A Look at Trends in Aquatic Facilities
The past year has seen the culmination of years' worth of effort as the first edition of the Model Aquatic Health Code was released. This is the nation's first set of voluntary guidelines based on science and best practices to improve health and safety at swimming pools and aquatic venues. The code is a guideline that states and localities can use to create or update their existing pool codes in order to reduce the risk of outbreaks, drowning and pool-chemical injuries. With massive input from industry, public health, academia and more, the MAHC is an extensive piece of work, and will continue to improve as more input and feedback is gathered.
At the same time that industry professionals have been aiming to boost safety and health at aquatic facilities, Americans have been aspiring to swim.
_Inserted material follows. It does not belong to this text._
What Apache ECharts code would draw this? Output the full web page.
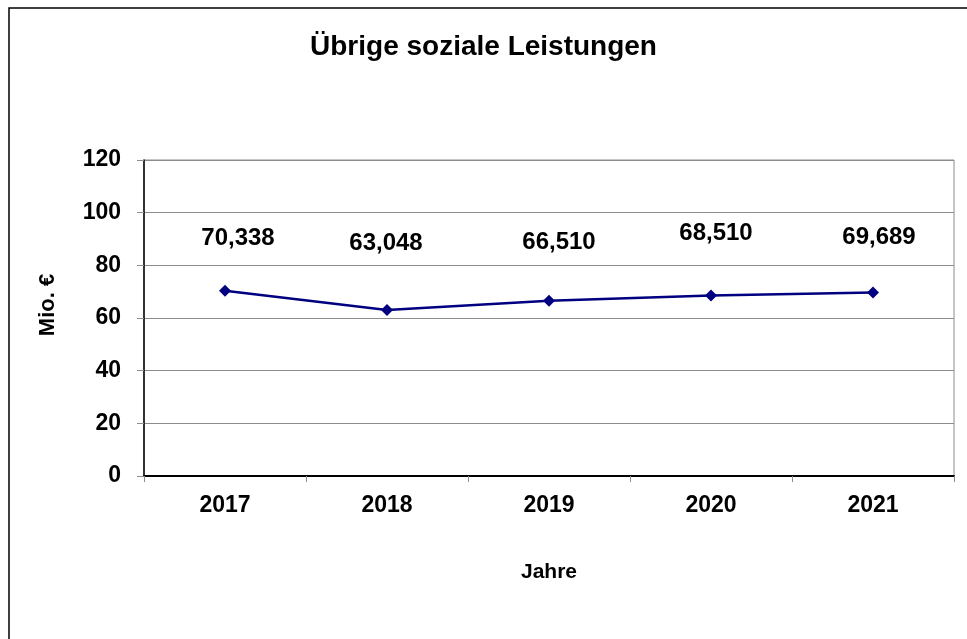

Although its latest 2015 Participation Report shows a disturbing trend of inactivity among Americans, the Physical Activity Council did find that swimming for fitness leads the list of "aspirational activities"—or activities in which those who are not currently participating would like to take part.
Research shows that a majority of U.S. households are within a 12-minute drive of a swimming pool, so those who aspire to swim certainly don't lack the resources to get started. And in recent years, swimming pools have catapulted beyond the old rectangular jump-in-and-swim facilities of the past to include exciting amenities—everything from splash play and water playgrounds to slides, wave pools, surf machines, poolside climbing walls and more. What's more, the way pools are taken care of—from automatic systems that keep chemicals in balance to new technologies that help conserve resources—has also evolved rapidly. Today's pools are nothing like the pools of the past.
In this section, we'll take a look at how the trends are playing out among survey respondents whose facilities include aquatic elements, whether those are indoor or outdoor swimming pools, splash play areas, waterparks or hot tubs.
More than half of respondents (54 percent) to the 2015 Industry Report survey reported that their facilities include aquatic elements. (See Figure 34.) This is a slight increase from 2014, when 52.1 percent of respondents included aquatic elements.
There was little change in the types of aquatic facilities represented in the survey from 2014 to 2015. There were slight decreases in the percentage of respondents who reported having indoor or outdoor swimming pools, splash play areas and waterparks, while there was a slight increase in those with hot tubs, spas and whirlpools. The most common type of aquatic facility represented was outdoor swimming pools, with 71.8 percent of aquatic respondents reporting that they had this type of facility. They were followed by indoor swimming pools (62 percent), splash play areas (48.6 percent), hot tubs, spas and whirlpools (41.3 percent), and waterparks (23.9 percent). (See Figure 35.)
Respondents in the South Atlantic and South Central states were the most likely to report having aquatic facilities. Some 57.2 percent of South Atlantic respondents and 57.2 percent of South Central respondents said they had aquatic elements in their facilities. They were followed by the Midwest (54.7 percent) and the West (52 percent). Respondents in the Northeast were least likely to have aquatics, though more than half (50.4 percent) said aquatic elements do make up part of their lineup.
Indoor swimming pools were most commonly found among respondents in the Midwest, where 58.5 percent of aquatic respondents said they had indoor pools. They were followed by the Northeast (53.7 percent) and the South Central region (50 percent). Aquatic respondents in the South Atlantic and the West were less likely to have indoor pools, with 39.3 percent and 46.9 percent, respectively, reporting their facilities included them.
Outdoor swimming pools were most common in the South Atlantic region, where 72.9 percent of aquatic respondents said they had outdoor pools. They were followed by the South Central region (67.7 percent) and the West (61.2 percent). Outdoor pools were less common in the Northeast and Midwest, where 55.2 percent and 55.7 percent, respectively, of aquatic respondents said outdoor pools were included in their facilities.
Splash play areas were most commonly found in the Midwest, where 39.7 percent of aquatic respondents said splash play was part of their facilities. They were followed by the South Atlantic (38.5 percent) and South Central (38.4 percent) regions. Aquatic respondents in the West (35.9 percent) and Northeast (21.7 percent) were the least likely to include splash play areas in their facilities.
Waterparks also were most common among Midwestern aquatic respondents, with 21.9 percent reporting they make up part of their facility lineup. They were followed by the South Atlantic (19 percent) and South Central (15.9 percent) regions. Aquatic respondents in the West (10.6 percent) and Northeast (4.4 percent) were least likely to include waterparks.
Hot tubs, spas and whirlpools were most common in the West, where 40.8 percent of aquatic respondents said they included this element as part of their facilities. They were followed by the Midwest (33 percent) and South Central region (26.2 percent). Aquatic respondents from the South Atlantic (25.5 percent) and the Northeast (16.7 percent) were least likely to have hot tubs, spas or whirlpools.